When I say my in-laws live a few towns away, I'm not talking about an hour's drive through the suburbs. Because we reside in Alaska, a visit to Grandma's house involves a half-day's journey over 370 miles and a trek across the marsh, up the mountain, into the pass, over the river, and through the woods. Service stations are few and far between—even if we manage to make it to a gas station, the restrooms aren't always working. And so it was on a sunny weekend in the summer of 2002.
My husband had stopped at an old Chevron to fill up his pickup and let our 4-year-old daughter take a bathroom break, but the restroom was out of order. Being the good Alaskan dad that he is, my husband pointed our toddler toward the bushes along a hurricane fence that ran across an empty field sitting next to the cracked asphalt of the service stations's parking area. The dirt lot was undeveloped, full of rocks and sticks, with not even a tree to hide behind. Being the good Alaskan kid that she is, our daughter did not hesitate to run out there to take care of business.
As my husband set about fueling his truck, a strange feeling overcame him. You may know that feeling. It's the tap tap tap of God's finger on your shoulder, as an inner voice warns, "Listen up. Danger's on its way." My husband glanced over to where his little girl was wrestling with her waistband, intent on the logistics of going potty in the wild. He looked to his right across the field, where he saw two Rottweilers headed straight for her.

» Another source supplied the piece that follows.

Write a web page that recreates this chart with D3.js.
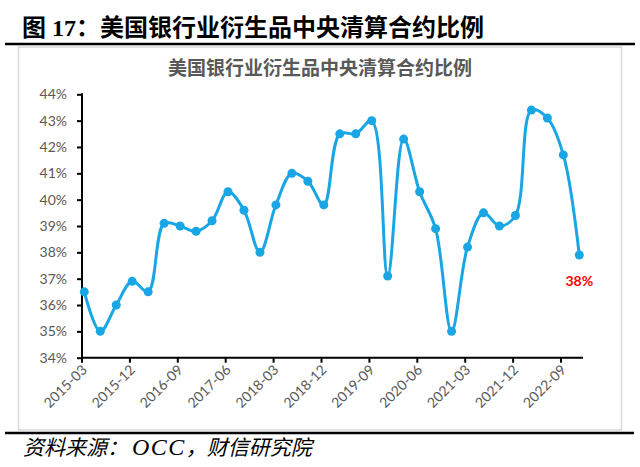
<!DOCTYPE html>
<html>
<head>
<meta charset="utf-8">
<script src="https://cdn.jsdelivr.net/npm/d3@7/dist/d3.min.js"></script>
<style>
  html, body { margin: 0; padding: 0; background: #fff; }
  svg { display: block; }
</style>
</head>
<body>
<svg id="chart" width="640" height="467"></svg>
<script>
// ---------- data ----------
const figureTitle = "图 17：美国银行业衍生品中央清算合约比例";
const chartTitle = "美国银行业衍生品中央清算合约比例";
const sourceParts = ["资料来源：", "OCC", "，财信研究院"];

const quarters = [
  "2015-03","2015-06","2015-09","2015-12",
  "2016-03","2016-06","2016-09","2016-12",
  "2017-03","2017-06","2017-09","2017-12",
  "2018-03","2018-06","2018-09","2018-12",
  "2019-03","2019-06","2019-09","2019-12",
  "2020-03","2020-06","2020-09","2020-12",
  "2021-03","2021-06","2021-09","2021-12",
  "2022-03","2022-06","2022-09","2022-12"
];
const ratio = [
  36.5, 35.0, 36.0, 36.9,
  36.5, 39.1, 39.0, 38.8,
  39.2, 40.3, 39.6, 38.0,
  39.8, 41.0, 40.7, 39.8,
  42.5, 42.5, 43.0, 37.1,
  42.3, 40.3, 38.9, 35.0,
  38.2, 39.5, 39.0, 39.4,
  43.4, 43.1, 41.7, 37.9
];
const yTicks = [34, 35, 36, 37, 38, 39, 40, 41, 42, 43, 44];
const xTickLabels = ["2015-03","2015-12","2016-09","2017-06","2018-03","2018-12",
                     "2019-09","2020-06","2021-03","2021-12","2022-09"];
const lastLabel = "38%";

// ---------- drawing ----------
const svg = d3.select("#chart");
const lineColor = "#18a6e4";
const axisText = "#595959";

// figure title
svg.append("text")
  .attr("x", 22).attr("y", 36)
  .attr("font-family", "'Liberation Serif','Noto Sans CJK SC',serif")
  .attr("font-weight", "bold")
  .attr("font-size", 24)
  .attr("fill", "#000")
  .text(figureTitle);

// top black rule
svg.append("line")
  .attr("x1", 5).attr("x2", 635).attr("y1", 44).attr("y2", 44)
  .attr("stroke", "#000").attr("stroke-width", 2.5);

// chart frame
svg.append("rect")
  .attr("x", 18.5).attr("y", 47).attr("width", 603).attr("height", 383)
  .attr("fill", "#fff").attr("stroke", "#d9d9d9").attr("stroke-width", 1.5);

// bottom black rule
svg.append("line")
  .attr("x1", 5).attr("x2", 634).attr("y1", 433).attr("y2", 433)
  .attr("stroke", "#000").attr("stroke-width", 2.5);

// source
const src = svg.append("text")
  .attr("x", 23).attr("y", 455)
  .attr("font-family", "'Liberation Serif','Noto Sans CJK SC',serif")
  .attr("font-style", "italic")
  .attr("font-size", 21)
  .attr("fill", "#000");
src.append("tspan").text(sourceParts[0]);
src.append("tspan").attr("font-size", 24).attr("letter-spacing", 1.5).attr("dx", 4).text(sourceParts[1]);
src.append("tspan").text(sourceParts[2]);

// chart title
svg.append("text")
  .attr("x", 320).attr("y", 75)
  .attr("text-anchor", "middle")
  .attr("font-family", "'Noto Sans CJK SC',sans-serif")
  .attr("font-weight", "bold")
  .attr("font-size", 19)
  .attr("fill", axisText)
  .text(chartTitle);

// scales
const x = d3.scaleLinear().domain([0, quarters.length - 1]).range([84.3, 579.3]);
const y = d3.scaleLinear().domain([34, 44]).range([357.7, 94.3]);
const axisX0 = 82, axisX1 = 583;
const tickShift = -2.3;

// y axis
const yAxis = d3.axisLeft(y)
  .tickValues(yTicks)
  .tickSize(5)
  .tickPadding(10)
  .tickFormat(d => d + "%");
const gy = svg.append("g").attr("transform", `translate(${axisX0},0)`).call(yAxis);
gy.select(".domain").remove();
gy.selectAll(".tick line").attr("stroke", "#000").attr("stroke-width", 2);
gy.selectAll(".tick text")
  .attr("font-family", "Lato, 'Open Sans', sans-serif")
  .attr("font-size", 14)
  .attr("fill", axisText);
gy.append("line")
  .attr("x1", 0).attr("x2", 0).attr("y1", y(44) - 1).attr("y2", y(34) + 1)
  .attr("stroke", "#000").attr("stroke-width", 2);

// x axis
const gx = svg.append("g");
gx.append("line")
  .attr("x1", axisX0 - 1).attr("x2", axisX1)
  .attr("y1", y(34)).attr("y2", y(34))
  .attr("stroke", "#000").attr("stroke-width", 2);
const xTicks = xTickLabels.map(lbl => ({ lbl, i: quarters.indexOf(lbl) }));
gx.selectAll("line.xt").data(xTicks).join("line")
  .attr("class", "xt")
  .attr("x1", d => x(d.i) + tickShift).attr("x2", d => x(d.i) + tickShift)
  .attr("y1", y(34)).attr("y2", y(34) + 5)
  .attr("stroke", "#000").attr("stroke-width", 2);
gx.selectAll("text.xl").data(xTicks).join("text")
  .attr("class", "xl")
  .attr("transform", d => `translate(${x(d.i) + tickShift + 6},${y(34) + 13}) rotate(-45)`)
  .attr("text-anchor", "end")
  .attr("font-family", "Lato, 'Open Sans', sans-serif")
  .attr("font-size", 14)
  .attr("fill", axisText)
  .text(d => d.lbl);

// line
const line = d3.line()
  .x((d, i) => x(i))
  .y(d => y(d))
  .curve(d3.curveCatmullRom.alpha(0.5));
svg.append("path")
  .datum(ratio)
  .attr("d", line)
  .attr("fill", "none")
  .attr("stroke", lineColor)
  .attr("stroke-width", 3)
  .attr("stroke-linejoin", "round");

// markers
svg.selectAll("circle.pt").data(ratio).join("circle")
  .attr("class", "pt")
  .attr("cx", (d, i) => x(i))
  .attr("cy", d => y(d))
  .attr("r", 4.5)
  .attr("fill", lineColor);

// last value label
const li = ratio.length - 1;
svg.append("text")
  .attr("x", x(li)).attr("y", y(ratio[li]) + 31)
  .attr("text-anchor", "middle")
  .attr("font-family", "Lato, 'Open Sans', sans-serif")
  .attr("font-weight", "bold")
  .attr("font-size", 14)
  .attr("fill", "#ff0000")
  .text(lastLabel);
</script>
</body>
</html>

Alaskans witness marvelous moments in nature. A bald eagle will snatch a fish right out of the water and keep on flying. Two rams can hit each other with such force the air booms with the sound of their horns crashing together. You learn a thing or two about hunting and prey, watching through high-powered binoculars as a wolf takes down a moose calf. I'm not exaggerating when I say that on that summer day, racing across that dirt field, those dogs were intent on one purpose. Running as fast as they could, ears laid back, teeth bared, their eyes were trained on their target. There was no tail wagging, no barking, no uncertainty. Those dogs were going to attack a baby girl.
Before his brain could even process what was happening, my husband's instincts took over. His hand dropped the fuel hose, and as the nozzle hit the ground, he was already taking off. His body lunged forward in the sprint of his life. Everything around him was crystal clear: his daughter now standing motionless, frozen in terror by the sight of the advancing animals . . . the owner of the dogs, half a mile away, shouting thinly for his pets to come back . . . and the dogs galloping low to the ground in fluid, determined motion. My husband knew the very life of his child depended on him reaching her before the canines.
His feet hit the soft earth of the field, and without slowing, my husband bent forward. He swung his arm down and scooped up a stick, using only his peripheral vision, while the main focus of his eyes never wavered from the dogs closing in on his unmoving little girl. History shifted, and the purpose for the many years he'd spent training on the basketball court and running cross-country changed in a split second. The speed and strength he had developed as an athlete was no longer about leading his team, or winning races, or placing in the Seaside Marathon—his ability to run and to run fast was meant solely for this match against a pair of attack dogs. As he charged straight into the path of the oncoming killers, he lifted his arm and let out a primeval roar fueled by testosterone, rage, and certainty that death blows would follow. Rottweilers, meet Alpha Male.
The dogs stopped. Stared. Sized the human up. An eternity filled those few seconds of time, a mere moment, but one that ticked past in slow motion. Then the Rotts pivoted. I wish I could say they yelped and ran away as fast as they could, with their tails literally tucked between their legs, but truth be told, they loped nonchalantly back toward their owner on the far side of the field, refusing to act cowed or intimidated. Game over. No big deal to them. My husband turned to gather up his tiny child, she crying and his hands shaking now that the threat had been removed.
If you ask my daughter today, she will tell you that she mostly recalls the dust billowing up behind the dogs as they raced toward her. Although she couldn't articulate it at the time, she now can admit to feeling completely vulnerable standing there in her underwear, too petrified to bend her knees and pull her pants up, staring at the monsters bearing down on her. She didn't understand the concept of death, yet her young mind realized with horror that those dogs meant to eat her.
She doesn't remember her dad being there at all, until he appeared out of nowhere to pick her up and hold her close. My daughter knew then that she'd be okay.